**Short task**
Give the listing again character for character, but drop the images.

**Data lines**
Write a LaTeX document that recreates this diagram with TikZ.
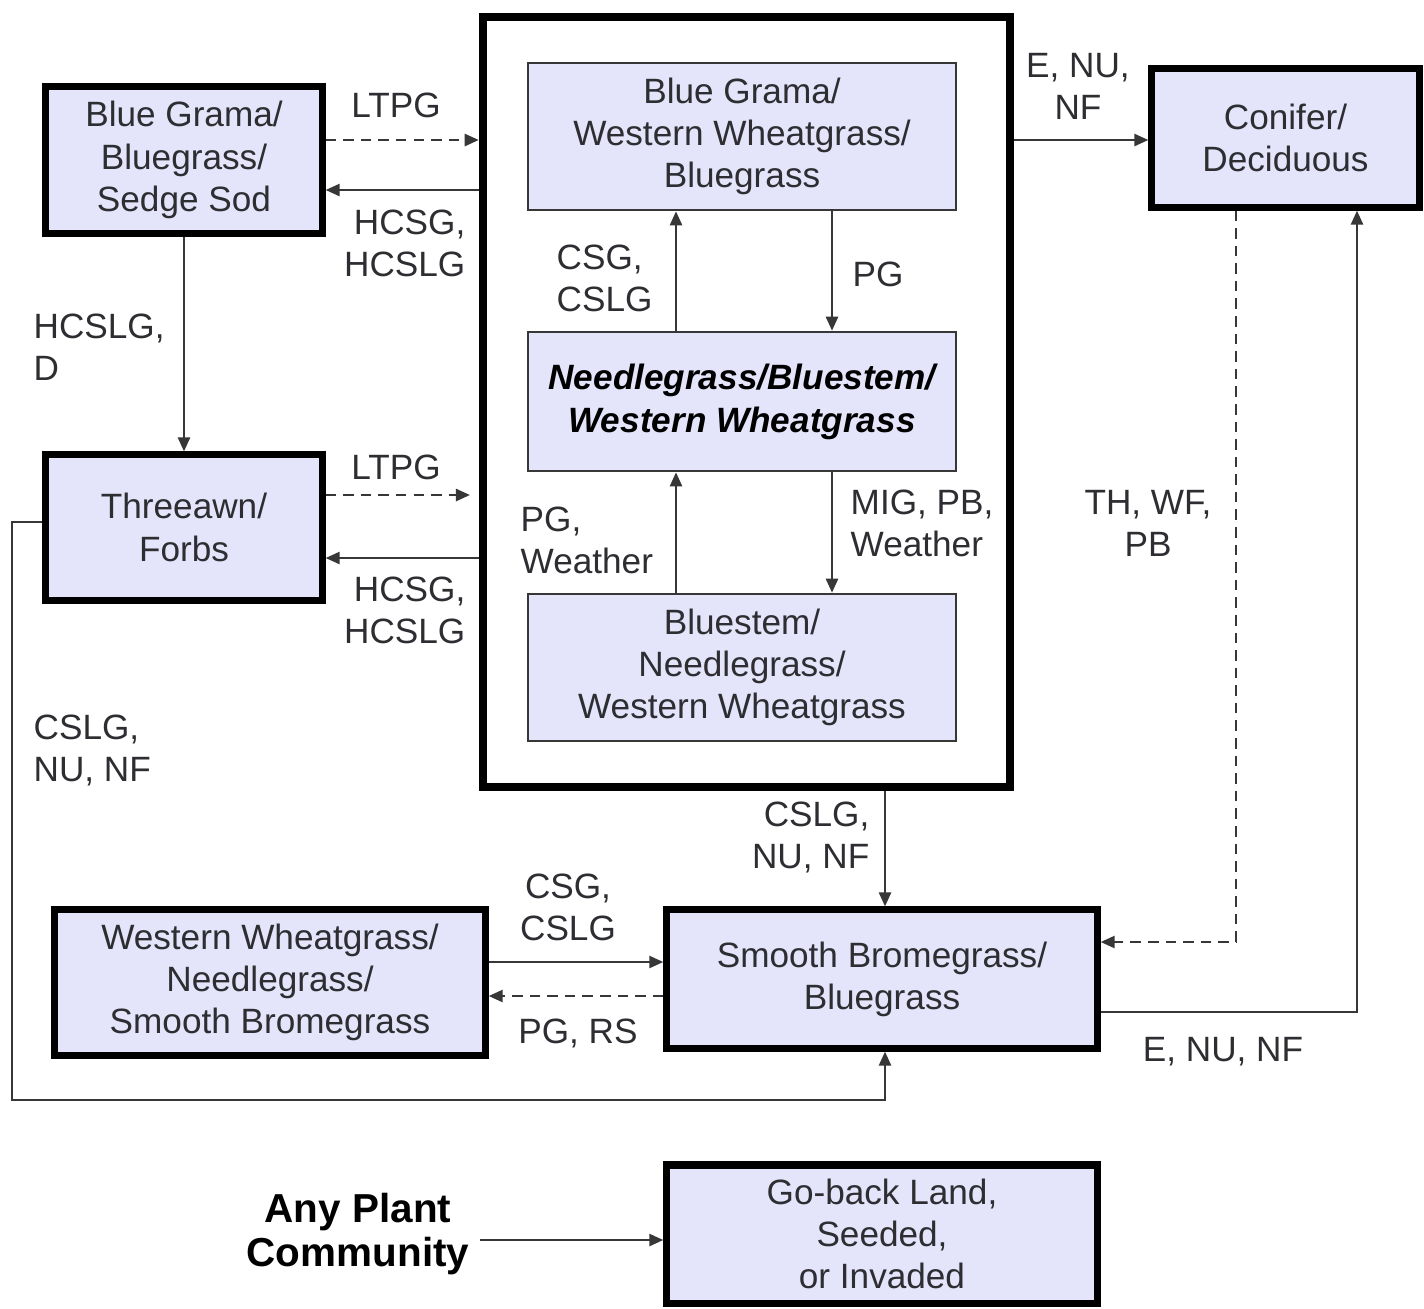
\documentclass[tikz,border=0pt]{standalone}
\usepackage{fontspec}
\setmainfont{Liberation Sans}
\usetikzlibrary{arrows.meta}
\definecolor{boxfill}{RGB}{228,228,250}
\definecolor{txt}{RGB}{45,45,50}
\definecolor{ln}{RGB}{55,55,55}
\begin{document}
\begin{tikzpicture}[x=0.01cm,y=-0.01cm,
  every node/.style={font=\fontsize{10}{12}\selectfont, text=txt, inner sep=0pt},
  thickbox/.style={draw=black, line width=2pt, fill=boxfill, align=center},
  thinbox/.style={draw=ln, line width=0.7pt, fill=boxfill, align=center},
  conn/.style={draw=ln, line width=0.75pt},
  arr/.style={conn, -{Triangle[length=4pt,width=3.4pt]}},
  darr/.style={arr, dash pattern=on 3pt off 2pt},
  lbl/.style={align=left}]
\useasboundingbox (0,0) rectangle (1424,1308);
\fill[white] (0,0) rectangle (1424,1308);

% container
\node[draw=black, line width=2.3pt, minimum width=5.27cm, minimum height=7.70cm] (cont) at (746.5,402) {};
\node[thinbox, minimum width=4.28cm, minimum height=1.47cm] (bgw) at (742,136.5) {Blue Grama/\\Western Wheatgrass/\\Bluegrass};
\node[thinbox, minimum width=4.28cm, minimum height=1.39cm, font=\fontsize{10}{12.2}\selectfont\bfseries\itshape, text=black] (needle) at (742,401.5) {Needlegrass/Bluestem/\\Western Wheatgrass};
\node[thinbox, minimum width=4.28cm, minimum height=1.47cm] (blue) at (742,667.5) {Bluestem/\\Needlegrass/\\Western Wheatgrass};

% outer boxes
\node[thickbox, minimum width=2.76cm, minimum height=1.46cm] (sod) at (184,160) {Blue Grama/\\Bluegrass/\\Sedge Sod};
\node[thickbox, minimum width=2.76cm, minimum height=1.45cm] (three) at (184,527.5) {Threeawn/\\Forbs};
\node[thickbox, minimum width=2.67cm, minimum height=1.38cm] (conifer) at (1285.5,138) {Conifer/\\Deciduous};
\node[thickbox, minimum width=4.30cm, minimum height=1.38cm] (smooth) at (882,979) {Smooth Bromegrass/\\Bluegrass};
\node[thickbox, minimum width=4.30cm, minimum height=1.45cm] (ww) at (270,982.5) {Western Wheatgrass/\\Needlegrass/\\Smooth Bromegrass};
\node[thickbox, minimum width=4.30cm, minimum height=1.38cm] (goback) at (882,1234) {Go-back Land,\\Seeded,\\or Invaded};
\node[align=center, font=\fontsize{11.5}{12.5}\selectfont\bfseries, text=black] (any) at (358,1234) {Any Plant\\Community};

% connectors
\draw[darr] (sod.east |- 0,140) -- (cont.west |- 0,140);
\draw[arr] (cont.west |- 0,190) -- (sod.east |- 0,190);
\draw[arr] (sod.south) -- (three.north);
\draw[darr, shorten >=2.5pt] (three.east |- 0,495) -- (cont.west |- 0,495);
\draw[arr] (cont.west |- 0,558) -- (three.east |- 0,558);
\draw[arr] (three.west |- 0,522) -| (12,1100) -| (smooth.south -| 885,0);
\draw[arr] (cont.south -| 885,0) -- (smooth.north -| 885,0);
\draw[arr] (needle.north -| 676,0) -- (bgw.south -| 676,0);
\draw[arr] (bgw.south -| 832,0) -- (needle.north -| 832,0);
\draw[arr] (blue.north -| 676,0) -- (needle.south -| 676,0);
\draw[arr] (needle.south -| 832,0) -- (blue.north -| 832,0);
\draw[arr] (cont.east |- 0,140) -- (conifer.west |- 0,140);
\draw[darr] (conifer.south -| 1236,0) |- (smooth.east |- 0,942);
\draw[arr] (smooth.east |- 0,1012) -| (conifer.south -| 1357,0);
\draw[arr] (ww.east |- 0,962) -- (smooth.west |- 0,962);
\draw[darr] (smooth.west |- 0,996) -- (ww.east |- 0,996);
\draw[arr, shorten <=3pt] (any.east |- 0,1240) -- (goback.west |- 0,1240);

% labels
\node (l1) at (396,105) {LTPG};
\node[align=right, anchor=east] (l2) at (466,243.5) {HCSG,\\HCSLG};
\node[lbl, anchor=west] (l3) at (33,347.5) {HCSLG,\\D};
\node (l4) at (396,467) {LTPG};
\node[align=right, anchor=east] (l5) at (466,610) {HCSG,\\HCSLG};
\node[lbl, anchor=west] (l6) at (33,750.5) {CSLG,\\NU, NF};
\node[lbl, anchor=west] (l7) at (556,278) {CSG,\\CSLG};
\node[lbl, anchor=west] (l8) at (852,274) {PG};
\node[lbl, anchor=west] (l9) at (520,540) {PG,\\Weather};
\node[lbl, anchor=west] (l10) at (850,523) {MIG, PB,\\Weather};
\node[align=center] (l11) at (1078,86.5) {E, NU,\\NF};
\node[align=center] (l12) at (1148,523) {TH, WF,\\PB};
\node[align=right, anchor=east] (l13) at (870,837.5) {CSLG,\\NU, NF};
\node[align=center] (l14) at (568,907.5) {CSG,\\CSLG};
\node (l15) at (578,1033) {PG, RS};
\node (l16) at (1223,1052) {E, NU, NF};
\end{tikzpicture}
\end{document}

**Problem solution**
Write a LaTeX document that recreates this diagram with TikZ.
\documentclass[tikz,border=0pt]{standalone}
\usepackage{fontspec}
\setmainfont{Liberation Sans}
\usetikzlibrary{arrows.meta}
\definecolor{boxfill}{RGB}{228,228,250}
\definecolor{txt}{RGB}{45,45,50}
\definecolor{ln}{RGB}{55,55,55}
\begin{document}
\begin{tikzpicture}[x=0.01cm,y=-0.01cm,
  every node/.style={font=\fontsize{10}{12}\selectfont, text=txt, inner sep=0pt},
  thickbox/.style={draw=black, line width=2pt, fill=boxfill, align=center},
  thinbox/.style={draw=ln, line width=0.7pt, fill=boxfill, align=center},
  conn/.style={draw=ln, line width=0.75pt},
  arr/.style={conn, -{Triangle[length=4pt,width=3.4pt]}},
  darr/.style={arr, dash pattern=on 3pt off 2pt},
  lbl/.style={align=left}]
\useasboundingbox (0,0) rectangle (1424,1308);
\fill[white] (0,0) rectangle (1424,1308);

% container
\node[draw=black, line width=2.3pt, minimum width=5.27cm, minimum height=7.70cm] (cont) at (746.5,402) {};
\node[thinbox, minimum width=4.28cm, minimum height=1.47cm] (bgw) at (742,136.5) {Blue Grama/\\Western Wheatgrass/\\Bluegrass};
\node[thinbox, minimum width=4.28cm, minimum height=1.39cm, font=\fontsize{10}{12.2}\selectfont\bfseries\itshape, text=black] (needle) at (742,401.5) {Needlegrass/Bluestem/\\Western Wheatgrass};
\node[thinbox, minimum width=4.28cm, minimum height=1.47cm] (blue) at (742,667.5) {Bluestem/\\Needlegrass/\\Western Wheatgrass};

% outer boxes
\node[thickbox, minimum width=2.76cm, minimum height=1.46cm] (sod) at (184,160) {Blue Grama/\\Bluegrass/\\Sedge Sod};
\node[thickbox, minimum width=2.76cm, minimum height=1.45cm] (three) at (184,527.5) {Threeawn/\\Forbs};
\node[thickbox, minimum width=2.67cm, minimum height=1.38cm] (conifer) at (1285.5,138) {Conifer/\\Deciduous};
\node[thickbox, minimum width=4.30cm, minimum height=1.38cm] (smooth) at (882,979) {Smooth Bromegrass/\\Bluegrass};
\node[thickbox, minimum width=4.30cm, minimum height=1.45cm] (ww) at (270,982.5) {Western Wheatgrass/\\Needlegrass/\\Smooth Bromegrass};
\node[thickbox, minimum width=4.30cm, minimum height=1.38cm] (goback) at (882,1234) {Go-back Land,\\Seeded,\\or Invaded};
\node[align=center, font=\fontsize{11.5}{12.5}\selectfont\bfseries, text=black] (any) at (358,1234) {Any Plant\\Community};

% connectors
\draw[darr] (sod.east |- 0,140) -- (cont.west |- 0,140);
\draw[arr] (cont.west |- 0,190) -- (sod.east |- 0,190);
\draw[arr] (sod.south) -- (three.north);
\draw[darr, shorten >=2.5pt] (three.east |- 0,495) -- (cont.west |- 0,495);
\draw[arr] (cont.west |- 0,558) -- (three.east |- 0,558);
\draw[arr] (three.west |- 0,522) -| (12,1100) -| (smooth.south -| 885,0);
\draw[arr] (cont.south -| 885,0) -- (smooth.north -| 885,0);
\draw[arr] (needle.north -| 676,0) -- (bgw.south -| 676,0);
\draw[arr] (bgw.south -| 832,0) -- (needle.north -| 832,0);
\draw[arr] (blue.north -| 676,0) -- (needle.south -| 676,0);
\draw[arr] (needle.south -| 832,0) -- (blue.north -| 832,0);
\draw[arr] (cont.east |- 0,140) -- (conifer.west |- 0,140);
\draw[darr] (conifer.south -| 1236,0) |- (smooth.east |- 0,942);
\draw[arr] (smooth.east |- 0,1012) -| (conifer.south -| 1357,0);
\draw[arr] (ww.east |- 0,962) -- (smooth.west |- 0,962);
\draw[darr] (smooth.west |- 0,996) -- (ww.east |- 0,996);
\draw[arr, shorten <=3pt] (any.east |- 0,1240) -- (goback.west |- 0,1240);

% labels
\node (l1) at (396,105) {LTPG};
\node[align=right, anchor=east] (l2) at (466,243.5) {HCSG,\\HCSLG};
\node[lbl, anchor=west] (l3) at (33,347.5) {HCSLG,\\D};
\node (l4) at (396,467) {LTPG};
\node[align=right, anchor=east] (l5) at (466,610) {HCSG,\\HCSLG};
\node[lbl, anchor=west] (l6) at (33,750.5) {CSLG,\\NU, NF};
\node[lbl, anchor=west] (l7) at (556,278) {CSG,\\CSLG};
\node[lbl, anchor=west] (l8) at (852,274) {PG};
\node[lbl, anchor=west] (l9) at (520,540) {PG,\\Weather};
\node[lbl, anchor=west] (l10) at (850,523) {MIG, PB,\\Weather};
\node[align=center] (l11) at (1078,86.5) {E, NU,\\NF};
\node[align=center] (l12) at (1148,523) {TH, WF,\\PB};
\node[align=right, anchor=east] (l13) at (870,837.5) {CSLG,\\NU, NF};
\node[align=center] (l14) at (568,907.5) {CSG,\\CSLG};
\node (l15) at (578,1033) {PG, RS};
\node (l16) at (1223,1052) {E, NU, NF};
\end{tikzpicture}
\end{document}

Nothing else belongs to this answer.